Lossy Compression for Exascale Scientific Applications
Today's scientific simulations are producing vast volumes of data that cannot be stored and transferred efficiently because of limited memory capacity, storage capacity, and network bandwidth. The situation is getting worse over time because of the ever-increasing gap between relatively slow data transfer speed and fast-growing computation power in modern supercomputers. Error-bounded lossy compression is becoming one of the most critical techniques for resolving the big scientific data issue, in that it can significantly reduce the scientific data volume while guaranteeing that the reconstructed data is valid for users because of its compression-error-bounding feature.
This thesis proposes three new lossy compressors for scientific applications across different domains. The first compressor exploits effective strategies by using 2nd-order regression and 2nd-order Lorenzo predictors to improve the prediction accuracy of SZ2 which is one of the best lossy compressors. It also contains an efficient approach to select the best-fit parameter setting, by conducting a comprehensive priori compression quality analysis and exploiting an efficient online controlling mechanism.

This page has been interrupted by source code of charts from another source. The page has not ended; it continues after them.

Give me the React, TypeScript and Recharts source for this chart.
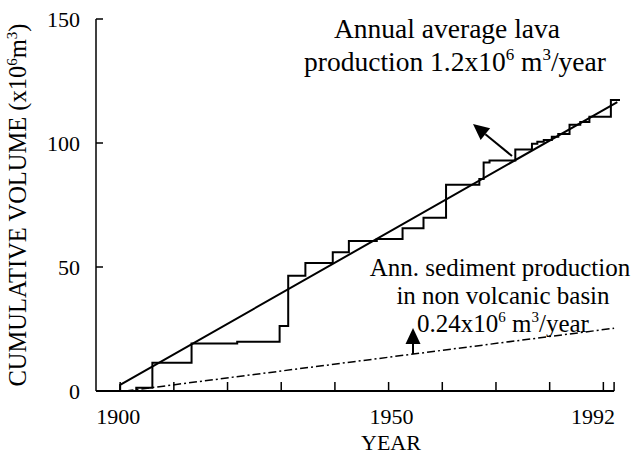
import React from 'react';
import { LineChart, Line, XAxis, YAxis, ReferenceLine } from 'recharts';

// cumulative lava volume (step record)
const stepYears = [
  1900, 1903, 1906, 1913.3, 1921.8, 1929.7, 1931.3, 1934.5, 1939.6, 1942.6,
  1947.8, 1952.6, 1956.5, 1960.7, 1966.9, 1967.7, 1968.8, 1973.6, 1976.7,
  1977.7, 1978.9, 1980.4, 1981.6, 1983.7, 1985.7, 1987.4, 1991.4, 1993.1,
];
const stepVolumes = [
  0, 1.3, 11.4, 19.2, 19.9, 26.2, 46.5, 51.6, 55.9, 60.5,
  61.3, 65.6, 69.9, 83.2, 85.5, 92.1, 92.9, 97.4, 99.7,
  100.5, 101.2, 102.5, 103.6, 107.4, 108.5, 110.6, 117.3, 117.3,
];

// annual average lava production trend
const lavaTrendYears = [1900, 1900, 1992.6];
const lavaTrendVolumes = [0, 2.5, 116.5];

// sediment production in non volcanic basin
const sedimentYears = [1901, 1992];
const sedimentVolumes = [0, 25.3];

const xTicks = [1900, 1910, 1920, 1930, 1940, 1950, 1960, 1970, 1980, 1990, 1992];
const xLabels = [1900, 1950, 1992];
const yTicks = [0, 50, 100, 150];

const toRows = (xs: number[], ys: number[]) => xs.map((year, i) => ({ year, volume: ys[i] }));

const FONT = '"Liberation Serif", "Times New Roman", serif';

// small label nudges as in the printed figure
const xLabelShift: Record<number, number> = { 1900: -2, 1950: 3, 1992: 1 };

const XTick = (props: any) => {
  const { x, y, payload } = props;
  const v = payload.value;
  const last = v === 1992;
  return (
    <g>
      <line x1={x} y1={y} x2={x} y2={y - 9} stroke="#000" strokeWidth={1.5} />
      {xLabels.includes(v) && (
        <text
          x={x + (xLabelShift[v] || 0)}
          y={y + 33}
          textAnchor={last ? 'end' : 'middle'}
          fontFamily={FONT}
          fontSize={22}
          fill="#000"
        >
          {v}
        </text>
      )}
    </g>
  );
};

const YTick = (props: any) => {
  const { x, y, payload } = props;
  return (
    <g>
      <line x1={x} y1={y} x2={x + 7} y2={y} stroke="#000" strokeWidth={1.5} />
      <text x={x - 16} y={y + 8} textAnchor="end" fontFamily={FONT} fontSize={22} fill="#000">
        {payload.value}
      </text>
    </g>
  );
};

const Arrow = ({ fx, fy, tx, ty }: { fx: number; fy: number; tx: number; ty: number }) => {
  const dx = tx - fx;
  const dy = ty - fy;
  const len = Math.sqrt(dx * dx + dy * dy);
  const ux = dx / len;
  const uy = dy / len;
  const hl = 16;
  const hw = 7.5;
  const bx = tx - ux * hl;
  const by = ty - uy * hl;
  const pts = `${tx},${ty} ${bx - uy * hw},${by + ux * hw} ${bx + uy * hw},${by - ux * hw}`;
  return (
    <g>
      <line x1={fx} y1={fy} x2={bx} y2={by} stroke="#000" strokeWidth={2} />
      <polygon points={pts} fill="#000" />
    </g>
  );
};

const Sup = ({ children, size = 15, rise = 10 }: { children: React.ReactNode; size?: number; rise?: number }) => (
  <tspan dy={-rise} fontSize={size}>
    {children}
  </tspan>
);

export default function App() {
  return (
    <div style={{ position: 'absolute', left: 0, top: 0, width: 640, height: 457, background: '#fff' }}>
      <LineChart width={640} height={457} margin={{ top: 19, right: 20, bottom: 36, left: 36 }}>
        <XAxis
          type="number"
          dataKey="year"
          domain={[1895.5, 1993.1]}
          ticks={xTicks}
          tick={<XTick />}
          tickSize={0}
          tickMargin={0}
          axisLine={false}
          height={30}
          interval={0}
        />
        <YAxis
          type="number"
          domain={[0, 150]}
          ticks={yTicks}
          tick={<YTick />}
          tickSize={0}
          tickMargin={0}
          width={60}
          interval={0}
          axisLine={{ stroke: '#000', strokeWidth: 1.5 }}
        />
        <ReferenceLine
          segment={[
            { x: 1895.5, y: 0 },
            { x: 1992, y: 0 },
          ]}
          stroke="#000"
          strokeWidth={2}
          ifOverflow="visible"
        />
        <Line
          data={toRows(sedimentYears, sedimentVolumes)}
          dataKey="volume"
          type="linear"
          stroke="#000"
          strokeWidth={1.5}
          strokeDasharray="8 3 2 3"
          dot={false}
          isAnimationActive={false}
        />
        <Line
          data={toRows(lavaTrendYears, lavaTrendVolumes)}
          dataKey="volume"
          type="linear"
          stroke="#000"
          strokeWidth={2}
          dot={false}
          isAnimationActive={false}
        />
        <Line
          data={toRows(stepYears, stepVolumes)}
          dataKey="volume"
          type="stepAfter"
          stroke="#000"
          strokeWidth={2}
          dot={false}
          isAnimationActive={false}
        />
      </LineChart>
      <svg
        width={640}
        height={457}
        style={{ position: 'absolute', left: 0, top: 0, pointerEvents: 'none' }}
        fontFamily={FONT}
        fill="#000"
      >
        <text x={26} y={205} transform="rotate(-90, 26, 205)" textAnchor="middle" fontSize={24.5}>
          CUMULATIVE VOLUME (x10<Sup size={15} rise={9}>6</Sup>
          <tspan dy={9}>m</tspan>
          <Sup size={15} rise={9}>3</Sup>
          <tspan dy={9}>)</tspan>
        </text>
        <text x={391} y={450} textAnchor="middle" fontSize={22}>YEAR</text>

        <text x={447} y={38} textAnchor="middle" fontSize={27.5}>Annual average lava</text>
        <text x={455} y={71} textAnchor="middle" fontSize={27.5}>
          production 1.2x10<Sup size={17} rise={11}>6</Sup>
          <tspan dy={11}> m</tspan>
          <Sup size={17} rise={11}>3</Sup>
          <tspan dy={11}>/year</tspan>
        </text>
        <Arrow fx={512} fy={156} tx={473} ty={124} />

        <text x={500} y={276} textAnchor="middle" fontSize={25}>Ann. sediment production</text>
        <text x={503} y={304} textAnchor="middle" fontSize={25}>in non volcanic basin</text>
        <text x={503} y={332} textAnchor="middle" fontSize={25}>
          0.24x10<Sup>6</Sup>
          <tspan dy={10}> m</tspan>
          <Sup>3</Sup>
          <tspan dy={10}>/year</tspan>
        </text>
        <Arrow fx={413} fy={354} tx={413} ty={328} />
      </svg>
    </div>
  );
}
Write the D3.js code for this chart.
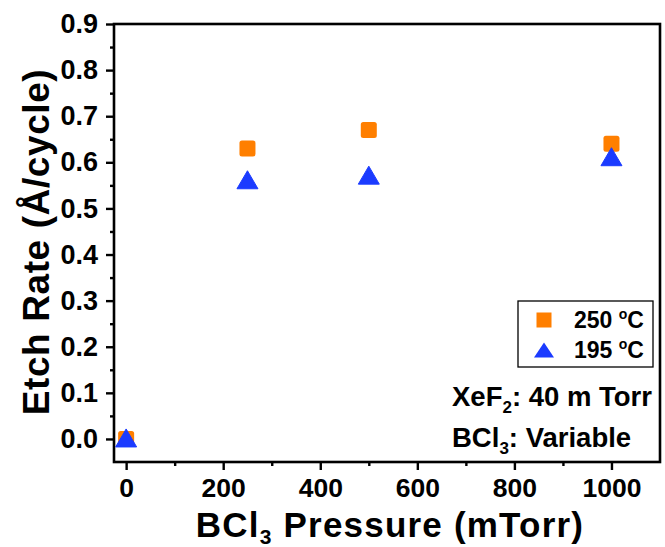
<!DOCTYPE html>
<html>
<head>
<meta charset="utf-8">
<script src="https://cdn.jsdelivr.net/npm/d3@7"></script>
<style>
  html, body { margin: 0; padding: 0; background: #fff; }
  svg text { font-family: "Liberation Sans", Arial, sans-serif; font-weight: bold; fill: #000; }
</style>
</head>
<body>
<svg id="chart" width="665" height="547"></svg>
<script>
// ---- data ----
const pressures = [0, 250, 500, 1000];
const rate250 = [0.0, 0.63, 0.67, 0.64];
const rate195 = [0.0, 0.56, 0.57, 0.61];
const seriesNames = ["250 \u00B0C", "195 \u00B0C"];
const xTicks = [0, 200, 400, 600, 800, 1000];
const yTicks = [0.0, 0.1, 0.2, 0.3, 0.4, 0.5, 0.6, 0.7, 0.8, 0.9];
const xMinor = [100, 300, 500, 700, 900];
const yMinor = [0.05, 0.15, 0.25, 0.35, 0.45, 0.55, 0.65, 0.75, 0.85];

const orange = "#FF7F00";
const blue = "#1B3BFF";

const svg = d3.select("#chart");
const L = 114, R = 660, T = 24, B = 462;

const x = d3.scaleLinear().domain([-25, 1100]).range([L, R]);
const y = d3.scaleLinear().domain([-0.05, 0.9]).range([B, T]);

// x axis
const xAxis = d3.axisBottom(x).tickValues(xTicks).tickSize(8).tickPadding(8).tickFormat(d3.format("d"));
const gx = svg.append("g").attr("transform", `translate(0,${B})`).call(xAxis);
gx.select(".domain").remove();
gx.selectAll("line").attr("stroke", "#000").attr("stroke-width", 2.4);
gx.selectAll("text").attr("font-size", 26.5).attr("font-family", "Liberation Sans, Arial, sans-serif").attr("font-weight", "bold");
const gxm = svg.append("g").attr("transform", `translate(0,${B})`).call(d3.axisBottom(x).tickValues(xMinor).tickSize(4).tickFormat(""));
gxm.select(".domain").remove();
gxm.selectAll("line").attr("stroke", "#000").attr("stroke-width", 2.4);

// y axis
const yAxis = d3.axisLeft(y).tickValues(yTicks).tickSize(8).tickPadding(8).tickFormat(d3.format(".1f"));
const gy = svg.append("g").attr("transform", `translate(${L},0)`).call(yAxis);
gy.select(".domain").remove();
gy.selectAll("line").attr("stroke", "#000").attr("stroke-width", 2.4);
gy.selectAll("text").attr("font-size", 27).attr("font-family", "Liberation Sans, Arial, sans-serif").attr("font-weight", "bold");
const gym = svg.append("g").attr("transform", `translate(${L},0)`).call(d3.axisLeft(y).tickValues(yMinor).tickSize(4).tickFormat(""));
gym.select(".domain").remove();
gym.selectAll("line").attr("stroke", "#000").attr("stroke-width", 2.4);

// frame
svg.append("rect").attr("x", L).attr("y", T).attr("width", R - L).attr("height", B - T)
  .attr("fill", "none").attr("stroke", "#000").attr("stroke-width", 2.6);

// axis titles
const xt = svg.append("text").attr("x", 390).attr("y", 537).attr("text-anchor", "middle")
  .attr("font-size", 35).attr("letter-spacing", 1.2);
xt.append("tspan").text("BCl");
xt.append("tspan").attr("font-size", 21).attr("dy", 7).text("3");
xt.append("tspan").attr("dy", -7).text(" Pressure (mTorr)");

svg.append("text").attr("transform", "translate(49,242) rotate(-90)").attr("text-anchor", "middle")
  .attr("font-size", 37).attr("letter-spacing", 0.6).text("Etch Rate (\u00C5/cycle)");

// markers
const sq = 16;
const triPath = (cx, cy, w, h) => `M${cx},${cy - h / 2}L${cx + w / 2},${cy + h / 2}L${cx - w / 2},${cy + h / 2}Z`;

svg.append("g").selectAll("rect").data(pressures.map((p, i) => [p, rate250[i]])).join("rect")
  .attr("x", d => x(d[0]) - sq / 2).attr("y", d => y(d[1]) - sq / 2)
  .attr("width", sq).attr("height", sq).attr("rx", 2.5).attr("fill", orange);

svg.append("g").selectAll("path").data(pressures.map((p, i) => [p, rate195[i]])).join("path")
  .attr("d", d => triPath(x(d[0]), y(d[1]) - 1, 21, 18)).attr("fill", blue)
  .attr("stroke", blue).attr("stroke-width", 1).attr("stroke-linejoin", "round");

// legend
svg.append("rect").attr("x", 518).attr("y", 301).attr("width", 135).attr("height", 66)
  .attr("fill", "#fff").attr("stroke", "#000").attr("stroke-width", 1.3);
svg.append("rect").attr("x", 544 - 7.5).attr("y", 320 - 7.5).attr("width", 15).attr("height", 15).attr("fill", orange);
svg.append("path").attr("d", triPath(544, 350, 20, 15)).attr("fill", blue);

seriesNames.forEach((s, i) => {
  const t = svg.append("text").attr("x", 574).attr("y", 328 + i * 30).attr("font-size", 23);
  const parts = s.split(" \u00B0");
  t.append("tspan").text(parts[0] + " ");
  t.append("tspan").attr("font-size", 14).attr("dy", -9).text("o");
  t.append("tspan").attr("dy", 9).text(parts[1]);
});

// annotations
const a1 = svg.append("text").attr("x", 452).attr("y", 406).attr("font-size", 27.5);
a1.append("tspan").text("XeF");
a1.append("tspan").attr("font-size", 17).attr("dy", 7).text("2");
a1.append("tspan").attr("dy", -7).text(": 40 m Torr");

const a2 = svg.append("text").attr("x", 452).attr("y", 447).attr("font-size", 27.5);
a2.append("tspan").text("BCl");
a2.append("tspan").attr("font-size", 17).attr("dy", 7).text("3");
a2.append("tspan").attr("dy", -7).text(": Variable");
</script>
</body>
</html>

The second compressor uses a dynamic spline interpolation approach with a series of optimization strategies to further improve the compression quality. On the one hand, cubic spline interpolation is included to represent high order data variation, which obtains much higher prediction accuracy over linear regression for datasets with a high-order variation. On the other hand, we derive the constant coefficients in our interpolation approach such that the coefficient storage overhead can be completely eliminated. We further propose a dynamic optimization strategy to select the best predictor between the interpolation approach and the multilevel Lorenzo predictor to improve the overall compression quality.
The third compressor specifically targets molecular dynamics (MD) simulation data. MD simulations can produce a large volume of data because they could involve trillions of atoms for hundreds of millions of snapshots. Traditional lossy compressors are not optimized for MD applications because of MD data's trajectory type and irregular shape. We propose the MDZ compressor which contains three methods to fully leverage the data characteristics in both spatial and temporal domains. An adaptive solution is provided to automatically select the best-fit method during runtime.